=== WORK INSTRUCTIONS ===
Write out each line that follows exactly as it stands, without the pictures.

=== RECORDED DATA ===
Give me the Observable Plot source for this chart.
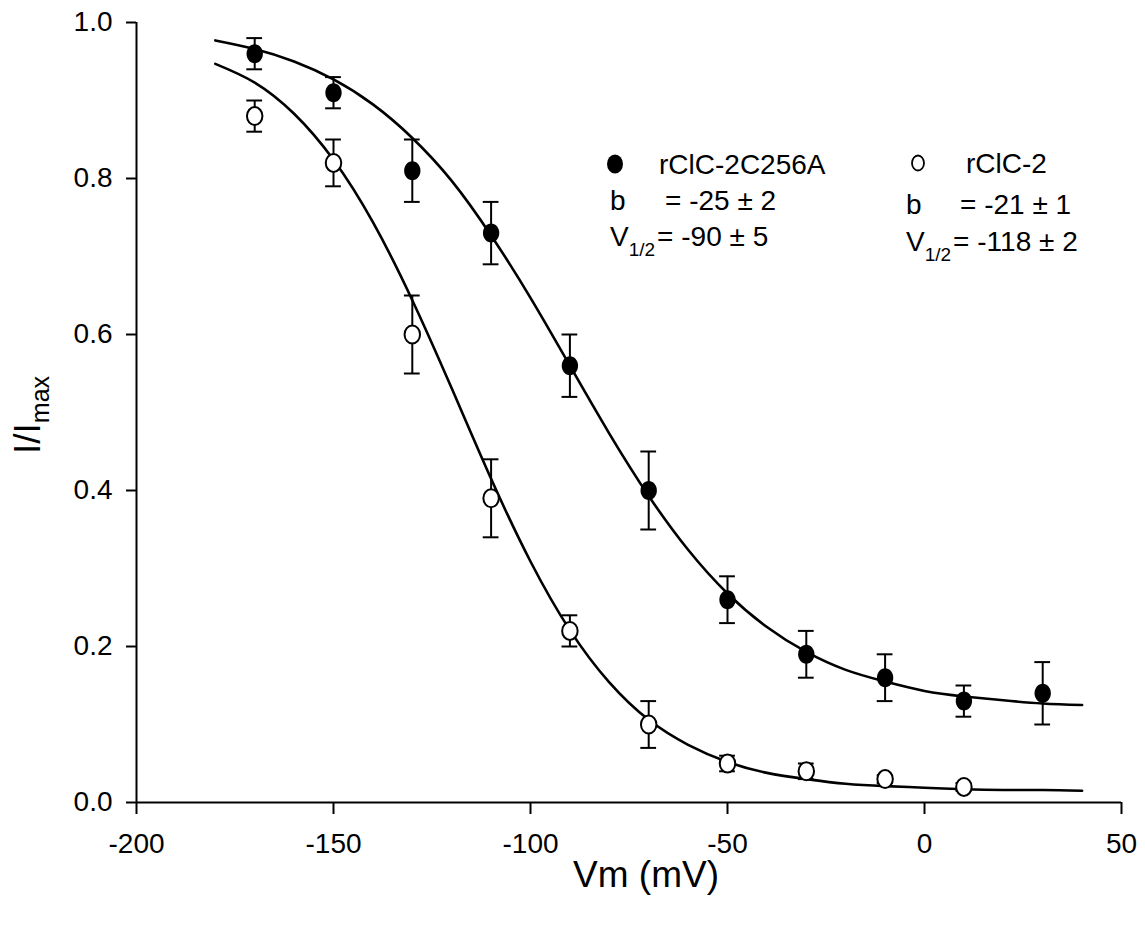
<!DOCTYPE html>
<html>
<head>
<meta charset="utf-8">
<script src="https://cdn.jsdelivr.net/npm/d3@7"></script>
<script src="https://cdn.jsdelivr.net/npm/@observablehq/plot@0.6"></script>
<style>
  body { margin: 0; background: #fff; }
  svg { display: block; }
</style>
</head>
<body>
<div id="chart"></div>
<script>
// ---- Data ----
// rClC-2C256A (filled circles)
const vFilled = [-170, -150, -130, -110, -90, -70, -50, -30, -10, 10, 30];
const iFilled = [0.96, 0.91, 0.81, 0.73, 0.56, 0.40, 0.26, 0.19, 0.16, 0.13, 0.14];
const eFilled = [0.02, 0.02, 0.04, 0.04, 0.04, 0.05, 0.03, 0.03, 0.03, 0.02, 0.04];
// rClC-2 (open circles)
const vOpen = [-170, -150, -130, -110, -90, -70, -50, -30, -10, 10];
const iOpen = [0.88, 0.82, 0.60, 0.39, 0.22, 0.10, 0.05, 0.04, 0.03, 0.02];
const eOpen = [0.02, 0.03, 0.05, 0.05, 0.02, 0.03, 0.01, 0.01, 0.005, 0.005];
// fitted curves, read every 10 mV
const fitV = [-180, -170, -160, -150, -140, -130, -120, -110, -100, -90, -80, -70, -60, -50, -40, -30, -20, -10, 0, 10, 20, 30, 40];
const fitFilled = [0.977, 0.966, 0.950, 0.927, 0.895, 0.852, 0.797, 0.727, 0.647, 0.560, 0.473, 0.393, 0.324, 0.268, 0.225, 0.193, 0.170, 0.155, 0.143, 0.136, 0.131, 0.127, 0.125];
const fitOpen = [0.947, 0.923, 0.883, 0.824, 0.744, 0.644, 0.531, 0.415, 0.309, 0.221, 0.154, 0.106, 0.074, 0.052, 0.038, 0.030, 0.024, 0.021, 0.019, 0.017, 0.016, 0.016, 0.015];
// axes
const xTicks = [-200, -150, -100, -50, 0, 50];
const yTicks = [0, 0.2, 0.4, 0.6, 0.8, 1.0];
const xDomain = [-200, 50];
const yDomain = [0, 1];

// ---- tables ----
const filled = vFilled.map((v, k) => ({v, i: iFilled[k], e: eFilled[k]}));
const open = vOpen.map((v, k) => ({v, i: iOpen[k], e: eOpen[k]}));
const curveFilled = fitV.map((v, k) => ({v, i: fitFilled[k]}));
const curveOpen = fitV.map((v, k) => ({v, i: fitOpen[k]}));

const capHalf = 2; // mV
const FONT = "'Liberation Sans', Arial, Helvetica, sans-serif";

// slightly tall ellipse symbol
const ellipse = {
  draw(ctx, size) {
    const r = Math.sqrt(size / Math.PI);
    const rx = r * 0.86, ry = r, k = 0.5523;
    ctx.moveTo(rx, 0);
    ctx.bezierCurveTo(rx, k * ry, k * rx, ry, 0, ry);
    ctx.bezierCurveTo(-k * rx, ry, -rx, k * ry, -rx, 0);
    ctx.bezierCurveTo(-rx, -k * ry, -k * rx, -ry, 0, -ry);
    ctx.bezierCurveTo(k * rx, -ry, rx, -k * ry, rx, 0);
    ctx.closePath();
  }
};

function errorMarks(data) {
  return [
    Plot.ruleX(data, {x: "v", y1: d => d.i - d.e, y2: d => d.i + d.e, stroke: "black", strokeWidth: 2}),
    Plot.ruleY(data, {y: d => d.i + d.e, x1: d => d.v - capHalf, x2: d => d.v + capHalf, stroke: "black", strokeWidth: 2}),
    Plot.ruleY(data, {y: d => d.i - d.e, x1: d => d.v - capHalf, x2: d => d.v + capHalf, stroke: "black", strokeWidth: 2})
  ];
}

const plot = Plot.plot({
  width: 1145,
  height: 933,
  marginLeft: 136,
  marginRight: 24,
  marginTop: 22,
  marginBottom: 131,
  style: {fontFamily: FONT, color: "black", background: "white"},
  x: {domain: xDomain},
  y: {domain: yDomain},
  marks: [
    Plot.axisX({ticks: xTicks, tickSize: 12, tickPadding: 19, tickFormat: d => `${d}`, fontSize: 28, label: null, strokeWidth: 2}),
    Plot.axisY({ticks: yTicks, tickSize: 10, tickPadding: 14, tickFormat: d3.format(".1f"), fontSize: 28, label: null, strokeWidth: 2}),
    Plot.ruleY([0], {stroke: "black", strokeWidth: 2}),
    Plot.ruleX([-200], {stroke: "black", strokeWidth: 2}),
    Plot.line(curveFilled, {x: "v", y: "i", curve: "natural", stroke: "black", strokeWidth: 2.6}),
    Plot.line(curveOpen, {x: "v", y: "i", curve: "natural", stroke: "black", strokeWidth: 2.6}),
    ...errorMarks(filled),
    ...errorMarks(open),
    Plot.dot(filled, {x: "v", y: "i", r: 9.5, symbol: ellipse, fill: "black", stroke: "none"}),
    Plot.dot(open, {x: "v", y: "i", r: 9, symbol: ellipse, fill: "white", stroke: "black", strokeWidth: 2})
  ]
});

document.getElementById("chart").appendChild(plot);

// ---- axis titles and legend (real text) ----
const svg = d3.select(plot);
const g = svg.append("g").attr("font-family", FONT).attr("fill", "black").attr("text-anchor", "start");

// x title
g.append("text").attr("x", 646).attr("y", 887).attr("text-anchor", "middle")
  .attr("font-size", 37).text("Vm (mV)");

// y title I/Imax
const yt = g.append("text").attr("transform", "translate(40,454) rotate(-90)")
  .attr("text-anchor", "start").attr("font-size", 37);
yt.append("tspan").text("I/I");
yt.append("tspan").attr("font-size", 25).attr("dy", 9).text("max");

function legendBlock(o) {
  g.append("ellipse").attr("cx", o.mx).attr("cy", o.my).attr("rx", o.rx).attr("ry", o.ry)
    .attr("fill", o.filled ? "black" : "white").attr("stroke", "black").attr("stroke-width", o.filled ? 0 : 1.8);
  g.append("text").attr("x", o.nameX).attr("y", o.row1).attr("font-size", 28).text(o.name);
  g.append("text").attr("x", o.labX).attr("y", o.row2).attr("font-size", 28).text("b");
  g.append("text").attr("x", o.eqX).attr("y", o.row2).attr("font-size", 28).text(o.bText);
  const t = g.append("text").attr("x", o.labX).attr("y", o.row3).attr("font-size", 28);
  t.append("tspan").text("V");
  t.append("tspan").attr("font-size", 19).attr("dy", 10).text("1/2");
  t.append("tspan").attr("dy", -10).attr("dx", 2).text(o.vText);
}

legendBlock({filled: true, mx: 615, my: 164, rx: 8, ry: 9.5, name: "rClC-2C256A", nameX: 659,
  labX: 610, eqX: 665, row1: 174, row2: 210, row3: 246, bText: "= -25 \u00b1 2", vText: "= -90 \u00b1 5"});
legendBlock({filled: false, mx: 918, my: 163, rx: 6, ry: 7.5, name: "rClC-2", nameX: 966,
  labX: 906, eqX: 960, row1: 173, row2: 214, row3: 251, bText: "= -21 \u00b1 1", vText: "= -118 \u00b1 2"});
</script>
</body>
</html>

=== COMPLETE ANSWER ===
Give me the Observable Plot source for this chart.
<!DOCTYPE html>
<html>
<head>
<meta charset="utf-8">
<script src="https://cdn.jsdelivr.net/npm/d3@7"></script>
<script src="https://cdn.jsdelivr.net/npm/@observablehq/plot@0.6"></script>
<style>
  body { margin: 0; background: #fff; }
  svg { display: block; }
</style>
</head>
<body>
<div id="chart"></div>
<script>
// ---- Data ----
// rClC-2C256A (filled circles)
const vFilled = [-170, -150, -130, -110, -90, -70, -50, -30, -10, 10, 30];
const iFilled = [0.96, 0.91, 0.81, 0.73, 0.56, 0.40, 0.26, 0.19, 0.16, 0.13, 0.14];
const eFilled = [0.02, 0.02, 0.04, 0.04, 0.04, 0.05, 0.03, 0.03, 0.03, 0.02, 0.04];
// rClC-2 (open circles)
const vOpen = [-170, -150, -130, -110, -90, -70, -50, -30, -10, 10];
const iOpen = [0.88, 0.82, 0.60, 0.39, 0.22, 0.10, 0.05, 0.04, 0.03, 0.02];
const eOpen = [0.02, 0.03, 0.05, 0.05, 0.02, 0.03, 0.01, 0.01, 0.005, 0.005];
// fitted curves, read every 10 mV
const fitV = [-180, -170, -160, -150, -140, -130, -120, -110, -100, -90, -80, -70, -60, -50, -40, -30, -20, -10, 0, 10, 20, 30, 40];
const fitFilled = [0.977, 0.966, 0.950, 0.927, 0.895, 0.852, 0.797, 0.727, 0.647, 0.560, 0.473, 0.393, 0.324, 0.268, 0.225, 0.193, 0.170, 0.155, 0.143, 0.136, 0.131, 0.127, 0.125];
const fitOpen = [0.947, 0.923, 0.883, 0.824, 0.744, 0.644, 0.531, 0.415, 0.309, 0.221, 0.154, 0.106, 0.074, 0.052, 0.038, 0.030, 0.024, 0.021, 0.019, 0.017, 0.016, 0.016, 0.015];
// axes
const xTicks = [-200, -150, -100, -50, 0, 50];
const yTicks = [0, 0.2, 0.4, 0.6, 0.8, 1.0];
const xDomain = [-200, 50];
const yDomain = [0, 1];

// ---- tables ----
const filled = vFilled.map((v, k) => ({v, i: iFilled[k], e: eFilled[k]}));
const open = vOpen.map((v, k) => ({v, i: iOpen[k], e: eOpen[k]}));
const curveFilled = fitV.map((v, k) => ({v, i: fitFilled[k]}));
const curveOpen = fitV.map((v, k) => ({v, i: fitOpen[k]}));

const capHalf = 2; // mV
const FONT = "'Liberation Sans', Arial, Helvetica, sans-serif";

// slightly tall ellipse symbol
const ellipse = {
  draw(ctx, size) {
    const r = Math.sqrt(size / Math.PI);
    const rx = r * 0.86, ry = r, k = 0.5523;
    ctx.moveTo(rx, 0);
    ctx.bezierCurveTo(rx, k * ry, k * rx, ry, 0, ry);
    ctx.bezierCurveTo(-k * rx, ry, -rx, k * ry, -rx, 0);
    ctx.bezierCurveTo(-rx, -k * ry, -k * rx, -ry, 0, -ry);
    ctx.bezierCurveTo(k * rx, -ry, rx, -k * ry, rx, 0);
    ctx.closePath();
  }
};

function errorMarks(data) {
  return [
    Plot.ruleX(data, {x: "v", y1: d => d.i - d.e, y2: d => d.i + d.e, stroke: "black", strokeWidth: 2}),
    Plot.ruleY(data, {y: d => d.i + d.e, x1: d => d.v - capHalf, x2: d => d.v + capHalf, stroke: "black", strokeWidth: 2}),
    Plot.ruleY(data, {y: d => d.i - d.e, x1: d => d.v - capHalf, x2: d => d.v + capHalf, stroke: "black", strokeWidth: 2})
  ];
}

const plot = Plot.plot({
  width: 1145,
  height: 933,
  marginLeft: 136,
  marginRight: 24,
  marginTop: 22,
  marginBottom: 131,
  style: {fontFamily: FONT, color: "black", background: "white"},
  x: {domain: xDomain},
  y: {domain: yDomain},
  marks: [
    Plot.axisX({ticks: xTicks, tickSize: 12, tickPadding: 19, tickFormat: d => `${d}`, fontSize: 28, label: null, strokeWidth: 2}),
    Plot.axisY({ticks: yTicks, tickSize: 10, tickPadding: 14, tickFormat: d3.format(".1f"), fontSize: 28, label: null, strokeWidth: 2}),
    Plot.ruleY([0], {stroke: "black", strokeWidth: 2}),
    Plot.ruleX([-200], {stroke: "black", strokeWidth: 2}),
    Plot.line(curveFilled, {x: "v", y: "i", curve: "natural", stroke: "black", strokeWidth: 2.6}),
    Plot.line(curveOpen, {x: "v", y: "i", curve: "natural", stroke: "black", strokeWidth: 2.6}),
    ...errorMarks(filled),
    ...errorMarks(open),
    Plot.dot(filled, {x: "v", y: "i", r: 9.5, symbol: ellipse, fill: "black", stroke: "none"}),
    Plot.dot(open, {x: "v", y: "i", r: 9, symbol: ellipse, fill: "white", stroke: "black", strokeWidth: 2})
  ]
});

document.getElementById("chart").appendChild(plot);

// ---- axis titles and legend (real text) ----
const svg = d3.select(plot);
const g = svg.append("g").attr("font-family", FONT).attr("fill", "black").attr("text-anchor", "start");

// x title
g.append("text").attr("x", 646).attr("y", 887).attr("text-anchor", "middle")
  .attr("font-size", 37).text("Vm (mV)");

// y title I/Imax
const yt = g.append("text").attr("transform", "translate(40,454) rotate(-90)")
  .attr("text-anchor", "start").attr("font-size", 37);
yt.append("tspan").text("I/I");
yt.append("tspan").attr("font-size", 25).attr("dy", 9).text("max");

function legendBlock(o) {
  g.append("ellipse").attr("cx", o.mx).attr("cy", o.my).attr("rx", o.rx).attr("ry", o.ry)
    .attr("fill", o.filled ? "black" : "white").attr("stroke", "black").attr("stroke-width", o.filled ? 0 : 1.8);
  g.append("text").attr("x", o.nameX).attr("y", o.row1).attr("font-size", 28).text(o.name);
  g.append("text").attr("x", o.labX).attr("y", o.row2).attr("font-size", 28).text("b");
  g.append("text").attr("x", o.eqX).attr("y", o.row2).attr("font-size", 28).text(o.bText);
  const t = g.append("text").attr("x", o.labX).attr("y", o.row3).attr("font-size", 28);
  t.append("tspan").text("V");
  t.append("tspan").attr("font-size", 19).attr("dy", 10).text("1/2");
  t.append("tspan").attr("dy", -10).attr("dx", 2).text(o.vText);
}

legendBlock({filled: true, mx: 615, my: 164, rx: 8, ry: 9.5, name: "rClC-2C256A", nameX: 659,
  labX: 610, eqX: 665, row1: 174, row2: 210, row3: 246, bText: "= -25 \u00b1 2", vText: "= -90 \u00b1 5"});
legendBlock({filled: false, mx: 918, my: 163, rx: 6, ry: 7.5, name: "rClC-2", nameX: 966,
  labX: 906, eqX: 960, row1: 173, row2: 214, row3: 251, bText: "= -21 \u00b1 1", vText: "= -118 \u00b1 2"});
</script>
</body>
</html>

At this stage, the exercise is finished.